* [Stored data]:
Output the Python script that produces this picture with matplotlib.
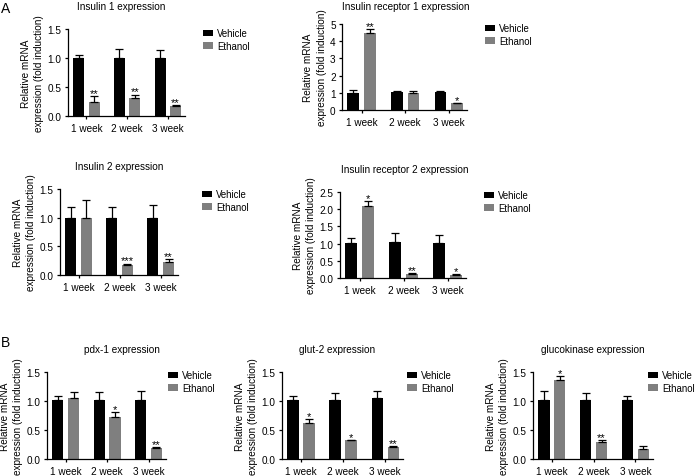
import matplotlib
matplotlib.use("Agg")
import matplotlib.pyplot as plt
from matplotlib.patches import Patch
import numpy as np

plt.rcParams.update({
    "font.family": ["Liberation Sans", "DejaVu Sans"],
    "font.size": 7.2,
    "axes.linewidth": 0.9,
    "xtick.major.width": 0.9,
    "ytick.major.width": 0.9,
    "xtick.major.size": 2.5,
    "ytick.major.size": 2.5,
    "xtick.major.pad": 2.5,
    "ytick.major.pad": 2,
})

W, H = 697, 477
BLACK = "#000000"
GREY = "#7f7f7f"

WEEKS = ["1 week", "2 week", "3 week"]
SERIES = ["Vehicle", "Ethanol"]

# --- data (mean, upper SEM) ---
ins1_veh = [1.00, 1.00, 1.00]
ins1_veh_err = [0.06, 0.15, 0.14]
ins1_eth = [0.25, 0.31, 0.17]
ins1_eth_err = [0.10, 0.06, 0.02]
ins1_stars = ["**", "**", "**"]

ir1_veh = [1.00, 1.03, 1.03]
ir1_veh_err = [0.16, 0.06, 0.06]
ir1_eth = [4.46, 0.97, 0.39]
ir1_eth_err = [0.25, 0.15, 0.03]
ir1_stars = ["**", "", "*"]

ins2_veh = [1.00, 1.00, 1.00]
ins2_veh_err = [0.18, 0.18, 0.22]
ins2_eth = [0.99, 0.18, 0.23]
ins2_eth_err = [0.31, 0.02, 0.05]
ins2_stars = ["", "***", "**"]

ir2_veh = [1.02, 1.04, 1.03]
ir2_veh_err = [0.14, 0.26, 0.23]
ir2_eth = [2.08, 0.12, 0.09]
ir2_eth_err = [0.17, 0.02, 0.02]
ir2_stars = ["*", "**", "*"]

pdx_veh = [1.02, 1.02, 1.02]
pdx_veh_err = [0.06, 0.13, 0.15]
pdx_eth = [1.06, 0.73, 0.19]
pdx_eth_err = [0.09, 0.08, 0.02]
pdx_stars = ["", "*", "**"]

glut_veh = [1.02, 1.02, 1.05]
glut_veh_err = [0.06, 0.11, 0.12]
glut_eth = [0.62, 0.32, 0.20]
glut_eth_err = [0.07, 0.01, 0.02]
glut_stars = ["*", "*", "**"]

gk_veh = [1.02, 1.02, 1.02]
gk_veh_err = [0.16, 0.11, 0.06]
gk_eth = [1.36, 0.30, 0.18]
gk_eth_err = [0.07, 0.03, 0.05]
gk_stars = ["*", "**", ""]

# panels: title, data, yticks, tick format, axes px box (x0, ytop, x1, ybot),
# title centre px, legend top-left px
PANELS = [
    ("Insulin 1 expression", ins1_veh, ins1_veh_err, ins1_eth, ins1_eth_err, ins1_stars,
     [0, 0.5, 1.0, 1.5], "{:.1f}", (68, 30, 185, 117), (121, 7), (203, 29)),
    ("Insulin receptor 1 expression", ir1_veh, ir1_veh_err, ir1_eth, ir1_eth_err, ir1_stars,
     [0, 1, 2, 3, 4, 5], "{:.0f}", (342, 25, 467, 111), (406, 7), (485, 24)),
    ("Insulin 2 expression", ins2_veh, ins2_veh_err, ins2_eth, ins2_eth_err, ins2_stars,
     [0, 0.5, 1.0, 1.5], "{:.1f}", (60, 190, 178, 276), (119, 167), (202, 190)),
    ("Insulin receptor 2 expression", ir2_veh, ir2_veh_err, ir2_eth, ir2_eth_err, ir2_stars,
     [0, 0.5, 1.0, 1.5, 2.0, 2.5], "{:.1f}", (340, 193, 466, 279), (405, 170), (484, 191)),
    ("pdx-1 expression", pdx_veh, pdx_veh_err, pdx_eth, pdx_eth_err, pdx_stars,
     [0, 0.5, 1.0, 1.5], "{:.1f}", (47, 373, 166, 460), (122, 350), (168, 371)),
    ("glut-2 expression", glut_veh, glut_veh_err, glut_eth, glut_eth_err, glut_stars,
     [0, 0.5, 1.0, 1.5], "{:.1f}", (282, 373, 403, 460), (337, 350), (407, 371)),
    ("glucokinase expression", gk_veh, gk_veh_err, gk_eth, gk_eth_err, gk_stars,
     [0, 0.5, 1.0, 1.5], "{:.1f}", (533, 373, 653, 460), (593, 350), (648, 371)),
]

BAR_W = 0.27
OFF = 0.19


def fx(px):
    return px / W


def fy(py):
    return 1 - py / H


def draw(fig, panel):
    (title, veh, veh_err, eth, eth_err, stars, yticks, fmt,
     box, tpos, lpos) = panel
    x0, y0, x1, y1 = box
    ax = fig.add_axes([fx(x0), fy(y1), fx(x1) - fx(x0), fy(y0) - fy(y1)])
    x = np.arange(len(WEEKS))
    ekw = dict(ecolor=BLACK, elinewidth=0.9, capsize=3, capthick=0.9)
    ax.bar(x - OFF, veh, BAR_W, color=BLACK,
           yerr=[np.zeros(3), veh_err], error_kw=ekw)
    ax.bar(x + OFF, eth, BAR_W, color=GREY,
           yerr=[np.zeros(3), eth_err], error_kw=ekw)
    for i, s in enumerate(stars):
        if s:
            ax.text(x[i] + OFF, eth[i] + eth_err[i], s, ha="center",
                    va="baseline", fontsize=8)
    ax.set_xlim(-0.45, 2.42)
    ax.set_ylim(yticks[0], yticks[-1])
    ax.set_yticks(yticks)
    ax.set_yticklabels([fmt.format(v) for v in yticks])
    ax.set_xticks(x)
    ax.set_xticklabels(WEEKS)
    ax.set_ylabel("Relative mRNA\nexpression (fold induction)",
                  linespacing=1.4, labelpad=2.5)
    for s in ("top", "right"):
        ax.spines[s].set_visible(False)
    ax.spines["left"].set_bounds(yticks[0], yticks[-1])
    fig.text(fx(tpos[0]), fy(tpos[1]), title, ha="center", va="center",
             fontsize=7.2)
    handles = [Patch(facecolor=BLACK, label=SERIES[0]),
               Patch(facecolor=GREY, label=SERIES[1])]
    ax.legend(handles=handles, loc="upper left",
              bbox_to_anchor=(fx(lpos[0]), fy(lpos[1])),
              bbox_transform=fig.transFigure, frameon=False, borderpad=0,
              borderaxespad=0, handlelength=1.0, handleheight=0.6,
              handletextpad=0.5, labelspacing=0.3, fontsize=6.9)


fig = plt.figure(figsize=(W / 100, H / 100), dpi=100)
for p in PANELS:
    draw(fig, p)
fig.text(fx(1), fy(9), "A", ha="left", va="center", fontsize=10)
fig.text(fx(1), fy(343), "B", ha="left", va="center", fontsize=10)
fig.savefig("out.png", dpi=100)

* [Set exercise]:
Copy the whole of the material above exactly, but not its images.

* [Complete answer]:
Output the Python script that produces this picture with matplotlib.
import matplotlib
matplotlib.use("Agg")
import matplotlib.pyplot as plt
from matplotlib.patches import Patch
import numpy as np

plt.rcParams.update({
    "font.family": ["Liberation Sans", "DejaVu Sans"],
    "font.size": 7.2,
    "axes.linewidth": 0.9,
    "xtick.major.width": 0.9,
    "ytick.major.width": 0.9,
    "xtick.major.size": 2.5,
    "ytick.major.size": 2.5,
    "xtick.major.pad": 2.5,
    "ytick.major.pad": 2,
})

W, H = 697, 477
BLACK = "#000000"
GREY = "#7f7f7f"

WEEKS = ["1 week", "2 week", "3 week"]
SERIES = ["Vehicle", "Ethanol"]

# --- data (mean, upper SEM) ---
ins1_veh = [1.00, 1.00, 1.00]
ins1_veh_err = [0.06, 0.15, 0.14]
ins1_eth = [0.25, 0.31, 0.17]
ins1_eth_err = [0.10, 0.06, 0.02]
ins1_stars = ["**", "**", "**"]

ir1_veh = [1.00, 1.03, 1.03]
ir1_veh_err = [0.16, 0.06, 0.06]
ir1_eth = [4.46, 0.97, 0.39]
ir1_eth_err = [0.25, 0.15, 0.03]
ir1_stars = ["**", "", "*"]

ins2_veh = [1.00, 1.00, 1.00]
ins2_veh_err = [0.18, 0.18, 0.22]
ins2_eth = [0.99, 0.18, 0.23]
ins2_eth_err = [0.31, 0.02, 0.05]
ins2_stars = ["", "***", "**"]

ir2_veh = [1.02, 1.04, 1.03]
ir2_veh_err = [0.14, 0.26, 0.23]
ir2_eth = [2.08, 0.12, 0.09]
ir2_eth_err = [0.17, 0.02, 0.02]
ir2_stars = ["*", "**", "*"]

pdx_veh = [1.02, 1.02, 1.02]
pdx_veh_err = [0.06, 0.13, 0.15]
pdx_eth = [1.06, 0.73, 0.19]
pdx_eth_err = [0.09, 0.08, 0.02]
pdx_stars = ["", "*", "**"]

glut_veh = [1.02, 1.02, 1.05]
glut_veh_err = [0.06, 0.11, 0.12]
glut_eth = [0.62, 0.32, 0.20]
glut_eth_err = [0.07, 0.01, 0.02]
glut_stars = ["*", "*", "**"]

gk_veh = [1.02, 1.02, 1.02]
gk_veh_err = [0.16, 0.11, 0.06]
gk_eth = [1.36, 0.30, 0.18]
gk_eth_err = [0.07, 0.03, 0.05]
gk_stars = ["*", "**", ""]

# panels: title, data, yticks, tick format, axes px box (x0, ytop, x1, ybot),
# title centre px, legend top-left px
PANELS = [
    ("Insulin 1 expression", ins1_veh, ins1_veh_err, ins1_eth, ins1_eth_err, ins1_stars,
     [0, 0.5, 1.0, 1.5], "{:.1f}", (68, 30, 185, 117), (121, 7), (203, 29)),
    ("Insulin receptor 1 expression", ir1_veh, ir1_veh_err, ir1_eth, ir1_eth_err, ir1_stars,
     [0, 1, 2, 3, 4, 5], "{:.0f}", (342, 25, 467, 111), (406, 7), (485, 24)),
    ("Insulin 2 expression", ins2_veh, ins2_veh_err, ins2_eth, ins2_eth_err, ins2_stars,
     [0, 0.5, 1.0, 1.5], "{:.1f}", (60, 190, 178, 276), (119, 167), (202, 190)),
    ("Insulin receptor 2 expression", ir2_veh, ir2_veh_err, ir2_eth, ir2_eth_err, ir2_stars,
     [0, 0.5, 1.0, 1.5, 2.0, 2.5], "{:.1f}", (340, 193, 466, 279), (405, 170), (484, 191)),
    ("pdx-1 expression", pdx_veh, pdx_veh_err, pdx_eth, pdx_eth_err, pdx_stars,
     [0, 0.5, 1.0, 1.5], "{:.1f}", (47, 373, 166, 460), (122, 350), (168, 371)),
    ("glut-2 expression", glut_veh, glut_veh_err, glut_eth, glut_eth_err, glut_stars,
     [0, 0.5, 1.0, 1.5], "{:.1f}", (282, 373, 403, 460), (337, 350), (407, 371)),
    ("glucokinase expression", gk_veh, gk_veh_err, gk_eth, gk_eth_err, gk_stars,
     [0, 0.5, 1.0, 1.5], "{:.1f}", (533, 373, 653, 460), (593, 350), (648, 371)),
]

BAR_W = 0.27
OFF = 0.19


def fx(px):
    return px / W


def fy(py):
    return 1 - py / H


def draw(fig, panel):
    (title, veh, veh_err, eth, eth_err, stars, yticks, fmt,
     box, tpos, lpos) = panel
    x0, y0, x1, y1 = box
    ax = fig.add_axes([fx(x0), fy(y1), fx(x1) - fx(x0), fy(y0) - fy(y1)])
    x = np.arange(len(WEEKS))
    ekw = dict(ecolor=BLACK, elinewidth=0.9, capsize=3, capthick=0.9)
    ax.bar(x - OFF, veh, BAR_W, color=BLACK,
           yerr=[np.zeros(3), veh_err], error_kw=ekw)
    ax.bar(x + OFF, eth, BAR_W, color=GREY,
           yerr=[np.zeros(3), eth_err], error_kw=ekw)
    for i, s in enumerate(stars):
        if s:
            ax.text(x[i] + OFF, eth[i] + eth_err[i], s, ha="center",
                    va="baseline", fontsize=8)
    ax.set_xlim(-0.45, 2.42)
    ax.set_ylim(yticks[0], yticks[-1])
    ax.set_yticks(yticks)
    ax.set_yticklabels([fmt.format(v) for v in yticks])
    ax.set_xticks(x)
    ax.set_xticklabels(WEEKS)
    ax.set_ylabel("Relative mRNA\nexpression (fold induction)",
                  linespacing=1.4, labelpad=2.5)
    for s in ("top", "right"):
        ax.spines[s].set_visible(False)
    ax.spines["left"].set_bounds(yticks[0], yticks[-1])
    fig.text(fx(tpos[0]), fy(tpos[1]), title, ha="center", va="center",
             fontsize=7.2)
    handles = [Patch(facecolor=BLACK, label=SERIES[0]),
               Patch(facecolor=GREY, label=SERIES[1])]
    ax.legend(handles=handles, loc="upper left",
              bbox_to_anchor=(fx(lpos[0]), fy(lpos[1])),
              bbox_transform=fig.transFigure, frameon=False, borderpad=0,
              borderaxespad=0, handlelength=1.0, handleheight=0.6,
              handletextpad=0.5, labelspacing=0.3, fontsize=6.9)


fig = plt.figure(figsize=(W / 100, H / 100), dpi=100)
for p in PANELS:
    draw(fig, p)
fig.text(fx(1), fy(9), "A", ha="left", va="center", fontsize=10)
fig.text(fx(1), fy(343), "B", ha="left", va="center", fontsize=10)
fig.savefig("out.png", dpi=100)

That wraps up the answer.